Celie takes this injunction from Alphonso literally. Her acceptance of his demand shows that as a child and a girl, she sees men and patriarchal figures as absolute authorities who are not to be questioned. Celie’s decision to write to God rather than to speak in prayer also shows the depth of her shame and trauma over her sexual violation as well as the importance of her writing as a means of documenting her life. However, God never responds to Celie, an indication of how remote a figure God is for Celie as a girl. Celie’s faith in this moment is one that provides little help to her, in other words.
“Shug Avery was a woman. The most beautiful woman I ever saw. She more pretty then my mama. She bout ten thousand times more prettier then me. I see her there in furs. Her face rouge. Her hair like somethin tail. She grinning with her foot up on somebody motocar. Her eyes serious tho. Sad some. I ast her to give me the picture. An all night long I stare at it. An now when I dream, I dream of Shug Avery. She be dress to kill, whirling and laughing.”
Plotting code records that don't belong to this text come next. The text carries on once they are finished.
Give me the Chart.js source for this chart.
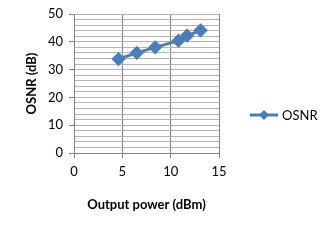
<!DOCTYPE html>
<html>
<head>
<style>
  html, body { margin: 0; padding: 0; background: #fff; }
  #wrap { width: 329px; height: 249px; }
</style>
</head>
<body>
<div id="wrap"><canvas id="chartOsnr"></canvas></div>
<script src="https://cdn.jsdelivr.net/npm/chart.js@4"></script>
<script>
const outputPower = [4.6, 6.5, 8.4, 10.8, 11.7, 13.1];
const osnr = [33.8, 36.0, 38.0, 40.4, 42.2, 44.1];
const seriesName = 'OSNR';
const xTitle = 'Output power (dBm)';
const yTitle = 'OSNR (dB)';

const lineColor = '#4a7ebb';
const font = "Lato, 'Open Sans', sans-serif";

// legend on the right: short line with a diamond, like the spreadsheet one
const sideLegend = {
  id: 'sideLegend',
  afterDraw(chart) {
    const ctx = chart.ctx;
    const y = 115;
    ctx.save();
    ctx.strokeStyle = lineColor;
    ctx.lineWidth = 3;
    ctx.beginPath();
    ctx.moveTo(250, y);
    ctx.lineTo(278, y);
    ctx.stroke();
    ctx.fillStyle = lineColor;
    ctx.beginPath();
    ctx.moveTo(264, y - 5);
    ctx.lineTo(269, y);
    ctx.lineTo(264, y + 5);
    ctx.lineTo(259, y);
    ctx.closePath();
    ctx.fill();
    ctx.fillStyle = '#000';
    ctx.font = '13px ' + font;
    ctx.textBaseline = 'middle';
    ctx.fillText(seriesName, 282, y + 1);
    ctx.restore();
  }
};

new Chart(document.getElementById('chartOsnr').getContext('2d'), {
  type: 'scatter',
  data: {
    datasets: [{
      label: seriesName,
      data: outputPower.map((x, i) => ({ x: x, y: osnr[i] })),
      showLine: true,
      borderColor: lineColor,
      backgroundColor: lineColor,
      borderWidth: 3,
      pointStyle: 'rectRot',
      pointRadius: 5,
      pointHoverRadius: 5
    }]
  },
  options: {
    responsive: true,
    maintainAspectRatio: false,
    animation: false,
    events: [],
    layout: { padding: { top: 14, right: 110, left: 20, bottom: 32 } },
    plugins: { legend: { display: false }, tooltip: { enabled: false } },
    scales: {
      x: {
        type: 'linear',
        min: 0, max: 15,
        ticks: { stepSize: 5, color: '#000', font: { family: font, size: 13 }, padding: 6 },
        grid: { color: '#868686', lineWidth: 1, tickLength: 5, tickColor: '#868686' },
        border: { color: '#868686' },
        title: { display: true, text: xTitle, color: '#000', font: { family: font, size: 13, weight: 'bold' }, padding: { top: 13 } },
        afterFit(scale) { scale.height = 64; }
      },
      y: {
        min: 0, max: 50,
        ticks: {
          stepSize: 2,
          autoSkip: false,
          color: '#000',
          font: { family: font, size: 13 },
          padding: 6,
          callback: v => (v % 10 === 0 ? v : '')
        },
        grid: {
          color: '#b4b4b4',
          lineWidth: 1,
          tickLength: 5,
          tickColor: c => (c.tick && c.tick.value % 10 === 0 ? '#868686' : 'rgba(0,0,0,0)')
        },
        border: { color: '#868686' },
        title: { display: true, text: yTitle, color: '#000', font: { family: font, size: 13, weight: 'bold' }, padding: { bottom: 4 } },
        afterFit(scale) { scale.width = 54; }
      }
    }
  },
  plugins: [sideLegend]
});
</script>
</body>
</html>
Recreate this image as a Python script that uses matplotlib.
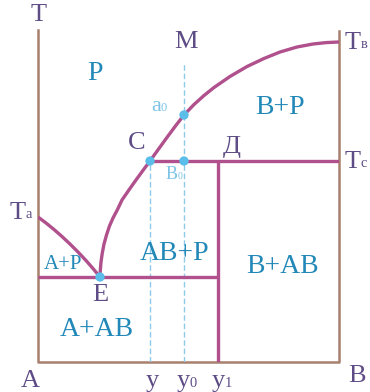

Celie describes her reaction to a photo of Shug that her stepmother secures after she hears about Albert’s infatuation with Shug. Celie is quite young when she sees this photo, so the idea of a woman different from the upright Christian women to which she is accustomed has a noticeable impact on her understanding of gender norms. Although Celie conforms to gender norms as closely as she can, she has an early sense that these norms can be violated. Many of the women Celie knows are sober and deeply oppressed, so one of the significant impacts of having a figure like Shug as a contrast is that Celie sees that there is a form of femininity that centers joy and self-adornment.